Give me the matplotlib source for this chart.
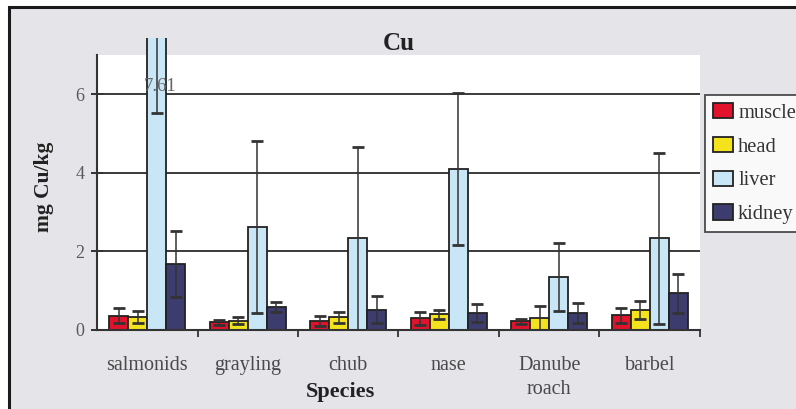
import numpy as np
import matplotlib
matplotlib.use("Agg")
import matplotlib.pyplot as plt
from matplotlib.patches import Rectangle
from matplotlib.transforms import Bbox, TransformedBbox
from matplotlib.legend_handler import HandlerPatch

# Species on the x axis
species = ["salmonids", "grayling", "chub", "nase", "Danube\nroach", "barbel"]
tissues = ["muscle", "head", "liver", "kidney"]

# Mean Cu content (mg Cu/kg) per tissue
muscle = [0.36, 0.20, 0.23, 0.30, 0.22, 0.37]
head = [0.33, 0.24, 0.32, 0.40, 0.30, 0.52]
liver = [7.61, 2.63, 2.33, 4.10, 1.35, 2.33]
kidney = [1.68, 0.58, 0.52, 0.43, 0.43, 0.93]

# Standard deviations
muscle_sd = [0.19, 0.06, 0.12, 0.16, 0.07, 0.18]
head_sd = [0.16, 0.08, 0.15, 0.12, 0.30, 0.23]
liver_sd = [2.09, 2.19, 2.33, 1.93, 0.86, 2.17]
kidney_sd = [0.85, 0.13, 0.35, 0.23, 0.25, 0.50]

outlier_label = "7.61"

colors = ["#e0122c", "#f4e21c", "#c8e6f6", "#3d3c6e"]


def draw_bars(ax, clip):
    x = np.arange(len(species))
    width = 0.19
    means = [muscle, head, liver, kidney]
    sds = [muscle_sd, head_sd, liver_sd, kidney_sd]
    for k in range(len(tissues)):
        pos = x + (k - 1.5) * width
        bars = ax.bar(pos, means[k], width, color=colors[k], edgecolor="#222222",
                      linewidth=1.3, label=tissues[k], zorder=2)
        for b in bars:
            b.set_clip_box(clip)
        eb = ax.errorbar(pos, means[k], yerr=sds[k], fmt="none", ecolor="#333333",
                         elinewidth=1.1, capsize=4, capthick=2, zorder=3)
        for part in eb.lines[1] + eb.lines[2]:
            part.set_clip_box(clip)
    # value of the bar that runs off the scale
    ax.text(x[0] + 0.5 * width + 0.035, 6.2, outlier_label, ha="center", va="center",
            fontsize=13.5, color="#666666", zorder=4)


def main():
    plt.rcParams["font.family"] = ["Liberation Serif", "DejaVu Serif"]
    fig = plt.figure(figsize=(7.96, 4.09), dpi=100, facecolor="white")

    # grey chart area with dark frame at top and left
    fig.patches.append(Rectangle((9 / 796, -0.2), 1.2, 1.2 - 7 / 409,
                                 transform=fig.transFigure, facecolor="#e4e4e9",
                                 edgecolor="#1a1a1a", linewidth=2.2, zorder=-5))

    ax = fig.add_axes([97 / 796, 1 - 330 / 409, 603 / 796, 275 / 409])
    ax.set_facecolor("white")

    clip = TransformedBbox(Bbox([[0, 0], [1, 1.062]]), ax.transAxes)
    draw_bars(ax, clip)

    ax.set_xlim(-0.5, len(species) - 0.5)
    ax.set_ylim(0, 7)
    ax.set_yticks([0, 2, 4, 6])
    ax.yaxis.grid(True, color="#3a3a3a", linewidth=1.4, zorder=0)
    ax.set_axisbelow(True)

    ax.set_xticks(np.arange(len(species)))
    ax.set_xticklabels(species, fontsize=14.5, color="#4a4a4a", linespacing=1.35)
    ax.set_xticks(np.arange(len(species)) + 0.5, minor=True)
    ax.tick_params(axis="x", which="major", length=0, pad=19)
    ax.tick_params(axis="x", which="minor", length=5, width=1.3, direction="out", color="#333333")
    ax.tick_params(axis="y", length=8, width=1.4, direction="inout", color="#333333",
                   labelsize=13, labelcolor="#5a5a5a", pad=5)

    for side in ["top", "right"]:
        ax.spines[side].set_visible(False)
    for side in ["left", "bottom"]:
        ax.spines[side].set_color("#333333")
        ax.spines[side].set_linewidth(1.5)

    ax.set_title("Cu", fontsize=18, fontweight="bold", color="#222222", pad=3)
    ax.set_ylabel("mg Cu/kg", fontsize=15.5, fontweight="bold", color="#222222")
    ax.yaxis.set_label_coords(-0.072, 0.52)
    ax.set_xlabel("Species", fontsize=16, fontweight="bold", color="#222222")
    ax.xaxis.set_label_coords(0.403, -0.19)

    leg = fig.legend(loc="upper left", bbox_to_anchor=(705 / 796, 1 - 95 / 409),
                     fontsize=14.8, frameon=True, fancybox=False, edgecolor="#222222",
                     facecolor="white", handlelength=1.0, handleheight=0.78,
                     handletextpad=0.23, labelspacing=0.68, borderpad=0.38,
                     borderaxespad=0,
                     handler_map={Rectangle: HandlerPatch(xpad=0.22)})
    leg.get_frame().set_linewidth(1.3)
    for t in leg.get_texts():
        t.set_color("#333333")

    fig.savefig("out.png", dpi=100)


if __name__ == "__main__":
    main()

########

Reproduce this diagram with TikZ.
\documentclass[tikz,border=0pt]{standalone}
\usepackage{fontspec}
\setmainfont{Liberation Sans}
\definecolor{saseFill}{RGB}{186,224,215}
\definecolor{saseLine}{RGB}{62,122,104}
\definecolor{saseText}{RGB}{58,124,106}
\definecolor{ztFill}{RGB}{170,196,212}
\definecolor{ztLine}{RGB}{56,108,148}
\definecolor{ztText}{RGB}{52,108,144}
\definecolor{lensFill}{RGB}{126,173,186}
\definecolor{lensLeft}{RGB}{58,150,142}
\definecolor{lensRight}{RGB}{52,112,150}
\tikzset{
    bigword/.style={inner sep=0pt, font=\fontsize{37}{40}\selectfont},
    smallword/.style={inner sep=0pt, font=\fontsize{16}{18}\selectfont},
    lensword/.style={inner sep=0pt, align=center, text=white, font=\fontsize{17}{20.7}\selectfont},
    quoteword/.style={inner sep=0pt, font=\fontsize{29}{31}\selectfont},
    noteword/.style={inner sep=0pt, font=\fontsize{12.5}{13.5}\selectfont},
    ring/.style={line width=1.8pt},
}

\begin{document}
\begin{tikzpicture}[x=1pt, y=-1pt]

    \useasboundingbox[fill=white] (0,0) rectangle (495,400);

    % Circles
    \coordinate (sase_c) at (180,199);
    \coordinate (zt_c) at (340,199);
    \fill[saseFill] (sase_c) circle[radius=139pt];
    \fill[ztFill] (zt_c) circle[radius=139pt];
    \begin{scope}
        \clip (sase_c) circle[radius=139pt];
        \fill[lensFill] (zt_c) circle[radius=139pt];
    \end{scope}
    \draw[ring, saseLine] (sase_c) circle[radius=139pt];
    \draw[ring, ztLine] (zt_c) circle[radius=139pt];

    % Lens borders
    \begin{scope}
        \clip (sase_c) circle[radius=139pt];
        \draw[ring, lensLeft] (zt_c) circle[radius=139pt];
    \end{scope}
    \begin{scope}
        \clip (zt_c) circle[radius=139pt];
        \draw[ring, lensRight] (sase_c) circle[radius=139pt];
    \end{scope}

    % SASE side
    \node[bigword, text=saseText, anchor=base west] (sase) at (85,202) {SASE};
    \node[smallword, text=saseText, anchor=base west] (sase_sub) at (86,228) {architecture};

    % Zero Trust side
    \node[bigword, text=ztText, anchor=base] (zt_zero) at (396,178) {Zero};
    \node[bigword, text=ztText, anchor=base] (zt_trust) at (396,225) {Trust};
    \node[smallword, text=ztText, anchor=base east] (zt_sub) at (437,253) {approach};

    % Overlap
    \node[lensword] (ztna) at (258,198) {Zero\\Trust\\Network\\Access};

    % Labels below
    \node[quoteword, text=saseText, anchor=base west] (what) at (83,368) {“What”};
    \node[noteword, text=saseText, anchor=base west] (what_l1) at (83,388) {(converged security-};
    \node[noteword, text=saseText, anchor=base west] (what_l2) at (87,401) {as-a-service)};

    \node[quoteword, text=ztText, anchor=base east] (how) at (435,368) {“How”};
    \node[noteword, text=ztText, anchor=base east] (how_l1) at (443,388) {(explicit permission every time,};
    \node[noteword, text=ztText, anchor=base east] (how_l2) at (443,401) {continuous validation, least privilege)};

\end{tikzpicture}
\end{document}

########

To do
Search the data for "chart". Copy every line that has it.

Correct output
Give me the matplotlib source for this chart.
    # grey chart area with dark frame at top and left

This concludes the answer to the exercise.